Nebraska has the largest Czech American and non-Mormon Danish American population (as a percentage of the total population) in the nation. German Americans are the largest ancestry group in most of the state, particularly in the eastern counties. Thurston County (made up entirely of the Omaha and Winnebago reservations) has an American Indian majority, and Butler County is one of only two counties in the nation with a Czech-American plurality.
Eighty-nine percent of the cities in Nebraska have fewer than 3,000 people. Nebraska shares this characteristic with five other Midwestern states: Kansas, Oklahoma, North Dakota and South Dakota, and Iowa. Hundreds of towns have a population of fewer than 1,000. Regional population declines have forced many rural schools to consolidate.
Important cities and towns
As of the 2010 Census, there were 530 cities and villages in the state of Nebraska. There are five classifications of cities and villages in Nebraska, which is based upon population. All population figures are 2013 Census Bureau estimates.
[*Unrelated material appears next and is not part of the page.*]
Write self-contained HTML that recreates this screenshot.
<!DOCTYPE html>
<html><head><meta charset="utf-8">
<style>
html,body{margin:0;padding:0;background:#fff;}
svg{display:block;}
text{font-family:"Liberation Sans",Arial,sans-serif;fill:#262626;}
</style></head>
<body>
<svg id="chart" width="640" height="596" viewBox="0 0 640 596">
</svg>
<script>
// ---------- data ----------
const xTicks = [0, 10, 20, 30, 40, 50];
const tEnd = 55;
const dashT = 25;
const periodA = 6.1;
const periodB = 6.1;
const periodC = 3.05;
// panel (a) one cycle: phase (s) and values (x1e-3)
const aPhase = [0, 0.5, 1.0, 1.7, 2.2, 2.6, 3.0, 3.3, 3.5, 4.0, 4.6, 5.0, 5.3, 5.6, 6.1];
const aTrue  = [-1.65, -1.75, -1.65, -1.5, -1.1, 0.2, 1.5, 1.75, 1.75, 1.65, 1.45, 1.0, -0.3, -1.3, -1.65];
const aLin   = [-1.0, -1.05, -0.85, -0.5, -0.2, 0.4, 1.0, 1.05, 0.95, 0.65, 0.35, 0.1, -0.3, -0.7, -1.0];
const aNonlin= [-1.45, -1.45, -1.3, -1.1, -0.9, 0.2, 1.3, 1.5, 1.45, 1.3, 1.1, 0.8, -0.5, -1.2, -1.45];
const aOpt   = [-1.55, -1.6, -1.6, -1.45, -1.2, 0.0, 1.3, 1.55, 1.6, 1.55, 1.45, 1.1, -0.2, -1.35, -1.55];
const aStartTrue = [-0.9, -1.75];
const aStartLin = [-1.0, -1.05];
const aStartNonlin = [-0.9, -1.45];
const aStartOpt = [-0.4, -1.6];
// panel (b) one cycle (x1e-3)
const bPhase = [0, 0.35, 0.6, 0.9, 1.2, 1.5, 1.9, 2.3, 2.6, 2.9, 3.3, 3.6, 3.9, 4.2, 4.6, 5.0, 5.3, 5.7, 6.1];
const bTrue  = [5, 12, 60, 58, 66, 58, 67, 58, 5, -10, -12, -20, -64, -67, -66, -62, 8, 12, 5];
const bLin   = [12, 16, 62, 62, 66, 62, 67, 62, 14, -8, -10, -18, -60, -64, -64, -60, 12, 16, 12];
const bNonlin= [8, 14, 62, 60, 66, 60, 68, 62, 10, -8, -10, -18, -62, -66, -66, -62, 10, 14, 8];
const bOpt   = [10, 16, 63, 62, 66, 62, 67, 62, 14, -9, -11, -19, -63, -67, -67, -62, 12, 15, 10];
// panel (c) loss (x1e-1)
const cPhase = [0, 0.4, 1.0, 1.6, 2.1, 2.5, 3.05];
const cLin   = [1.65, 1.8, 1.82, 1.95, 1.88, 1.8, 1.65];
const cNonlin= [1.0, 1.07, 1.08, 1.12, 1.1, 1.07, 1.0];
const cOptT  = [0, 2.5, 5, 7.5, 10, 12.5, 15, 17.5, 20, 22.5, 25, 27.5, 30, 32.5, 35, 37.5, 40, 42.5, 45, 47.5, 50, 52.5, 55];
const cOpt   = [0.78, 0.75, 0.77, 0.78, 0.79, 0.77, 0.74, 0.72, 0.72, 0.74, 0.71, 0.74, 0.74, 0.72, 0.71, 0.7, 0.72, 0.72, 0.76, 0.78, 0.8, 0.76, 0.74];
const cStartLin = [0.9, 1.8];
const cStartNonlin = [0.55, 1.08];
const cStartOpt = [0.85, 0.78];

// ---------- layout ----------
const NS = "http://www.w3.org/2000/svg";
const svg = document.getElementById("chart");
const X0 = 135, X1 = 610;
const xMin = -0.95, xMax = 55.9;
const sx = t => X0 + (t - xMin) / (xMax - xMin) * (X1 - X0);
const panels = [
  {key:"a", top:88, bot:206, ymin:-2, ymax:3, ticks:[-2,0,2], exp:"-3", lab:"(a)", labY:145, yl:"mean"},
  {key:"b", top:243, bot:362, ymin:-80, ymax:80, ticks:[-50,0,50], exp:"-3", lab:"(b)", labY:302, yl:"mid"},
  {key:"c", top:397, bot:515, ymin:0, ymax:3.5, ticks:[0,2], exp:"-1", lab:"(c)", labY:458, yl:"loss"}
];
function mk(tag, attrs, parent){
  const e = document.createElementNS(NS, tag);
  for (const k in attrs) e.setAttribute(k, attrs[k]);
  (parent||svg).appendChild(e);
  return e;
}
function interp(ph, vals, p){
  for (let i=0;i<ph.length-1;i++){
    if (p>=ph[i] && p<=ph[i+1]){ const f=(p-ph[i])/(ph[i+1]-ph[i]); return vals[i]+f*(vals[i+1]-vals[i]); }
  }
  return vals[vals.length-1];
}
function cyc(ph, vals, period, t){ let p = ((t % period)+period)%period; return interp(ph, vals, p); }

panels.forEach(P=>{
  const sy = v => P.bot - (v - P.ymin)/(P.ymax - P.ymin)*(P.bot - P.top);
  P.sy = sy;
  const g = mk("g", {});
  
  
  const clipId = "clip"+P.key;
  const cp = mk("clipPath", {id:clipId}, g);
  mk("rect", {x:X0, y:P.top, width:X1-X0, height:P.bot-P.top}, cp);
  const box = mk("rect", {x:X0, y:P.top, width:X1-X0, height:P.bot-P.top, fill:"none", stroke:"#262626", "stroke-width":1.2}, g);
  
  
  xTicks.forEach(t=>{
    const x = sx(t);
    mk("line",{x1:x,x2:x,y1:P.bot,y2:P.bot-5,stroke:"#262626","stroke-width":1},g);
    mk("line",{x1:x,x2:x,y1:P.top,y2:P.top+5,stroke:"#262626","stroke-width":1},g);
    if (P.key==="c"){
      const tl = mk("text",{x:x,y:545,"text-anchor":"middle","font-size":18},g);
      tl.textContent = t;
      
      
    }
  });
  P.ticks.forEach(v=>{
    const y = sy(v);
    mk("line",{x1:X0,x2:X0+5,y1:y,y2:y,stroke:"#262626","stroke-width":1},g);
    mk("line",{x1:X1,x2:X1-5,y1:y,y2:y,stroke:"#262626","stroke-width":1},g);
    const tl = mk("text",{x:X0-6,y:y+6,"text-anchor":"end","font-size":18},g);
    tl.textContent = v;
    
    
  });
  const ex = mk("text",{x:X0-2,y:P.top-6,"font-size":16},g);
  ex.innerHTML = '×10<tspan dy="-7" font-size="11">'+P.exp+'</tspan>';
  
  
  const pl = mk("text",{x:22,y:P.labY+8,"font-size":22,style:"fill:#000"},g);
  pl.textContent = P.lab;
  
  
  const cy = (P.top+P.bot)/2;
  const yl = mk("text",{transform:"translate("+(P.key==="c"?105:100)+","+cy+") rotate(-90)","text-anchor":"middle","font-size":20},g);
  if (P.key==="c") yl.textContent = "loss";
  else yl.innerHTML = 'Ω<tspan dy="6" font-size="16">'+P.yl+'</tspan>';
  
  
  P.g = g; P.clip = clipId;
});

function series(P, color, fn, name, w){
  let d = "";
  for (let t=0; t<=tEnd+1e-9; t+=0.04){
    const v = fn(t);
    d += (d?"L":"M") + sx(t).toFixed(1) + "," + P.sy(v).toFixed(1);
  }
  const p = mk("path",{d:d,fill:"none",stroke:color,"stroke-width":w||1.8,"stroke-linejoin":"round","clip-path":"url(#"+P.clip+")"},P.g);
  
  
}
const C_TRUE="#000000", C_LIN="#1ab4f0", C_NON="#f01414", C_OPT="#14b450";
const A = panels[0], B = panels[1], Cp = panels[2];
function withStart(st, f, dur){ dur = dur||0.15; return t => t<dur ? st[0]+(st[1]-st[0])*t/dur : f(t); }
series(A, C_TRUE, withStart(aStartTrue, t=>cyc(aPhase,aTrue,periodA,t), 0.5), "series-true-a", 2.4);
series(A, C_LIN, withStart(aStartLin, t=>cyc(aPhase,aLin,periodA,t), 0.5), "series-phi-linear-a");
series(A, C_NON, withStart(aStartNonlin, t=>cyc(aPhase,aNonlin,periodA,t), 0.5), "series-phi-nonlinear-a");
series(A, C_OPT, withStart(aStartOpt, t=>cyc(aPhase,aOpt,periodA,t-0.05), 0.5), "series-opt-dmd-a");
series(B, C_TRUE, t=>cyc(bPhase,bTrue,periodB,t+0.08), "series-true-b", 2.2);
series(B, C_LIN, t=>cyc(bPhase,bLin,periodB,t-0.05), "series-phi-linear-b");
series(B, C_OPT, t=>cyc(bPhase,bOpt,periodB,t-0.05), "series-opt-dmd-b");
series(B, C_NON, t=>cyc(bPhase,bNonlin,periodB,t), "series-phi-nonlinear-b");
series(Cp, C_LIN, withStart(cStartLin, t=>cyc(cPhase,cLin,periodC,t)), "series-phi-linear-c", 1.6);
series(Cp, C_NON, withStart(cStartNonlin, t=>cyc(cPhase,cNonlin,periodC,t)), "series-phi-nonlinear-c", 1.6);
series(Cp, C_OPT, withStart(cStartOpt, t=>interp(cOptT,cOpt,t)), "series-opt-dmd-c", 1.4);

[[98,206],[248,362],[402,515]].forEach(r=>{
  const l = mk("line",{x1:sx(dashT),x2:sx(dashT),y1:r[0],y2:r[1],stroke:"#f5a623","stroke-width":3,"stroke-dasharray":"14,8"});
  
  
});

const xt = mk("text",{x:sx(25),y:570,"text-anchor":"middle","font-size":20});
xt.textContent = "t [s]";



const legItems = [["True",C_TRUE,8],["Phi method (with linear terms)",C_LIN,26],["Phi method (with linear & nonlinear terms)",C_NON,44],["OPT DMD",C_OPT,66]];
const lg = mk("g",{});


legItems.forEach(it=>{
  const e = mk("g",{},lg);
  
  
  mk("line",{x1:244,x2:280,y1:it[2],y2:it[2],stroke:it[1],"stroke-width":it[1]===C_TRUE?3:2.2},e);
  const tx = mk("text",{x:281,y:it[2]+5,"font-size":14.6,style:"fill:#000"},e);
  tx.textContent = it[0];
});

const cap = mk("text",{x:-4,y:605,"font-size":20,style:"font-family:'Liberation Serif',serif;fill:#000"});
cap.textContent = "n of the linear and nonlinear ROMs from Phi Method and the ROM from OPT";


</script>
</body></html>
Metropolitan Class City (300,000 or more)
- Omaha – 434,353
Primary Class City (100,000 – 299,999)
- Lincoln – 268,738
First Class City (5,000 – 99,999)
- Bellevue – 53,663
- Grand Island – 50,550
- Kearney – 32,174
- Fremont – 26,340
- Hastings – 25,093
- North Platte – 24,534
- Norfolk – 24,523
- Columbus – 22,533
- Papillion – 21,921
- La Vista – 17,562
- Scottsbluff – 15,023
- South Sioux City – 13,424
- Beatrice – 12,157
- Lexington – 10,204
- Alliance – 8,498
- Gering – 8,480
- Blair – 7,990
- York – 7,961
- McCook – 7,697
- Nebraska City – 7,255
- Ralston – 7,220
- Crete – 7,135
- Seward – 7,120
- Sidney – 6,829
- Plattsmouth – 6,467
- Schuyler – 6,143
- Chadron – 5,787
- Gretna – 5,584
- Wayne – 5,543
- Holdrege – 5,527
Second Class Cities (800 – 4,999) and Villages (100–800) make up the rest of the communities in Nebraska. There are 116 second class cities and 382 villages in the state.
Metropolitan areas - 2012 estimate data
Micropolitan areas - 2012 estimate data
- Grand Island, Hastings and Kearney comprise the "Tri-Cities" area, with a combined population of 168,748
- The northeast corner of Nebraska is part of the Siouxland region.
Nebraska has a large agriculture sector, and is a major producer of beef, pork, corn (maize), soybeans, and sorghum. Other important economic sectors include freight transport (by rail and truck), manufacturing, telecommunications, information technology, and insurance.
Kool-Aid was created in 1927 by Edwin Perkins in the city of Hastings, which celebrates the event the second weekend of every August with Kool-Aid Days, and Kool-Aid is the official soft drink of Nebraska.
CliffsNotes were developed by Clifton Hillegass of Rising City. He adapted his pamphlets from the Canadian publications, Coles Notes.
Omaha is home to Berkshire Hathaway, whose Chief executive officer (CEO), Warren Buffett, was ranked in March 2009 by Forbes magazine as the second richest person in the world. The city is also home to Mutual of Omaha, InfoUSA, TD Ameritrade, West Corporation, Valmont Industries, Woodmen of the World, Kiewit Corporation, Union Pacific Railroad, and Gallup. Ameritas Life Insurance Corp., Nelnet, Sandhills Publishing Company, and Duncan Aviation are based in Lincoln; The Buckle is based in Kearney. Sidney is the national headquarters for Cabela's, a specialty retailer of outdoor goods.
The Vise-Grip was invented by William Petersen in 1924, and was manufactured in De Witt until the plant was closed and moved to China in late 2008.
Lincoln's Kawasaki Motors Manufacturing is the only Kawasaki plant in the world to produce the Jet Ski, All-terrain vehicle (ATV), and Mule lines of product. The facility employs more than 1200 people.
The Spade Ranch, in the Sandhills, is one of Nebraska's oldest and largest beef cattle operations.
The Union Pacific Railroad, headquartered in Omaha, was incorporated on July 1, 1862, in the wake of the Pacific Railway Act of 1862. Bailey Yard, in North Platte, is the largest railroad classification yard in the world. The route of the original transcontinental railroad runs through the state.
Other major railroads with operations in the state are: Amtrak; BNSF Railway; Canadian Pacific Railway; and Iowa Interstate Railroad.